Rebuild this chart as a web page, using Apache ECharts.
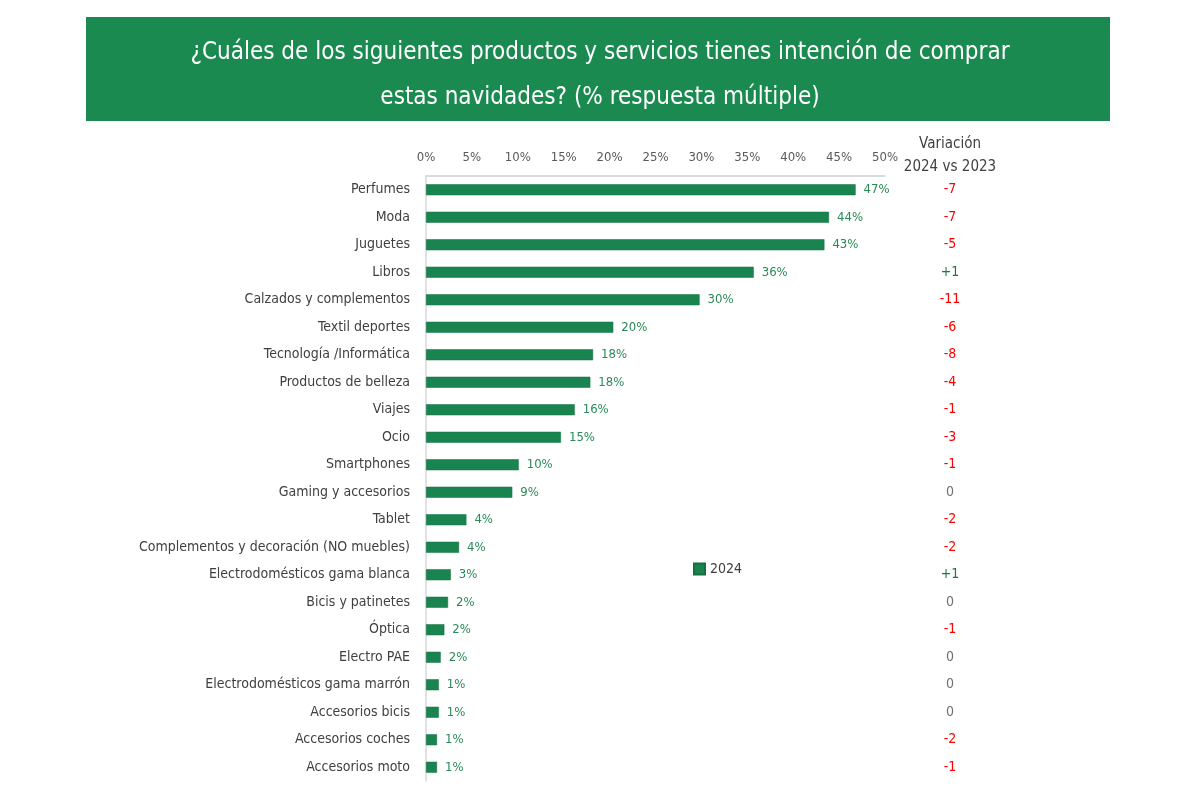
<!DOCTYPE html>
<html>
<head>
<meta charset="utf-8">
<script src="https://cdn.jsdelivr.net/npm/echarts@6/dist/echarts.min.js"></script>
<style>html,body{margin:0;padding:0;background:#fff}#c{width:1200px;height:800px}</style>
</head>
<body>
<div id="c"></div>
<script>
const categories = ["Perfumes","Moda","Juguetes","Libros","Calzados y complementos","Textil deportes","Tecnología /Informática","Productos de belleza","Viajes","Ocio","Smartphones","Gaming y accesorios","Tablet","Complementos y decoración (NO muebles)","Electrodomésticos gama blanca","Bicis y patinetes","Óptica","Electro PAE","Electrodomésticos gama marrón","Accesorios bicis","Accesorios coches","Accesorios moto"];
const values2024 = [46.8,43.9,43.4,35.7,29.8,20.4,18.2,17.9,16.2,14.7,10.1,9.4,4.4,3.6,2.7,2.4,2.0,1.6,1.4,1.4,1.2,1.2];
const variation = ["-7","-7","-5","+1","-11","-6","-8","-4","-1","-3","-1","0","-2","-2","+1","0","-1","0","0","0","-2","-1"];
const xTicks = [0,5,10,15,20,25,30,35,40,45,50];

const FONT = '"Liberation Sans Narrow","DejaVu Sans Condensed","Roboto Condensed",sans-serif';
const GREEN = '#1a8450';
const chart = echarts.init(document.getElementById('c'));
function varStyle(v){ return v.startsWith('+') ? 'pos' : (v === '0' ? 'zero' : 'neg'); }
chart.setOption({
  animation: false,
  textStyle: { fontFamily: FONT },
  graphic: [
    { type: 'rect', shape: { x: 86, y: 17, width: 1024, height: 104 }, style: { fill: '#1b8a50' }, z: 0 },
    { type: 'text', x: 950, y: 133, style: { text: 'Variación\n2024 vs 2023', align: 'center', font: '15px ' + FONT, fill: '#404040', lineHeight: 23 } }
  ],
  title: {
    text: '¿Cuáles de los siguientes productos y servicios tienes intención de comprar\nestas navidades? (% respuesta múltiple)',
    left: 'center', top: 25, z: 5,
    textStyle: { color: '#ffffff', fontSize: 24, fontWeight: 'normal', fontFamily: FONT, lineHeight: 45, align: 'center' }
  },
  legend: {
    data: ['2024'], left: 688, top: 557, itemWidth: 11, itemHeight: 11, itemGap: 6, icon: 'rect',
    textStyle: { color: '#404040', fontSize: 14, fontFamily: FONT }
  },
  grid: { left: 426, right: 315, top: 176, bottom: 19, containLabel: false },
  xAxis: {
    type: 'value', position: 'top', min: 0, max: 50, interval: 5,
    axisLine: { show: true, lineStyle: { color: '#d0d0d0', width: 1.5 } },
    axisTick: { show: false }, splitLine: { show: false },
    axisLabel: { color: '#595959', fontSize: 13, margin: 12, formatter: v => v + '%' }
  },
  yAxis: [{
    type: 'category', inverse: true, data: categories,
    axisLine: { show: true, lineStyle: { color: '#d9d9d9', width: 1.5 } },
    axisTick: { show: false },
    axisLabel: { color: '#404040', fontSize: 14, margin: 16 }
  }, {
    type: 'category', inverse: true, position: 'right', data: variation,
    axisLine: { show: false }, axisTick: { show: false },
    axisLabel: {
      margin: 65, align: 'center',
      formatter: v => '{' + varStyle(v) + '|' + v + '}',
      rich: {
        neg: { color: '#ff0000', fontSize: 14, fontFamily: FONT },
        pos: { color: '#1a7a40', fontSize: 14, fontFamily: FONT },
        zero: { color: '#707070', fontSize: 14, fontFamily: FONT }
      }
    }
  }],
  series: [{
    name: '2024', type: 'bar', data: values2024, barWidth: 11,
    itemStyle: { color: GREEN, borderColor: '#13703f', borderWidth: 0.5 },
    label: { show: true, position: 'right', distance: 8, color: '#2a8a55', fontSize: 13, formatter: p => Math.round(p.value) + '%' }
  }]
});
</script>
</body>
</html>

→ **Instructions for the task**
Leave out any pictures and return exactly the lines from the beginning of the data through the line with "const xTicks = [0,5,10,15,20,25,30,35,40,45,50];", inclusive.

→ **Reply to the task**
Rebuild this chart as a web page, using Apache ECharts.
<!DOCTYPE html>
<html>
<head>
<meta charset="utf-8">
<script src="https://cdn.jsdelivr.net/npm/echarts@6/dist/echarts.min.js"></script>
<style>html,body{margin:0;padding:0;background:#fff}#c{width:1200px;height:800px}</style>
</head>
<body>
<div id="c"></div>
<script>
const categories = ["Perfumes","Moda","Juguetes","Libros","Calzados y complementos","Textil deportes","Tecnología /Informática","Productos de belleza","Viajes","Ocio","Smartphones","Gaming y accesorios","Tablet","Complementos y decoración (NO muebles)","Electrodomésticos gama blanca","Bicis y patinetes","Óptica","Electro PAE","Electrodomésticos gama marrón","Accesorios bicis","Accesorios coches","Accesorios moto"];
const values2024 = [46.8,43.9,43.4,35.7,29.8,20.4,18.2,17.9,16.2,14.7,10.1,9.4,4.4,3.6,2.7,2.4,2.0,1.6,1.4,1.4,1.2,1.2];
const variation = ["-7","-7","-5","+1","-11","-6","-8","-4","-1","-3","-1","0","-2","-2","+1","0","-1","0","0","0","-2","-1"];
const xTicks = [0,5,10,15,20,25,30,35,40,45,50];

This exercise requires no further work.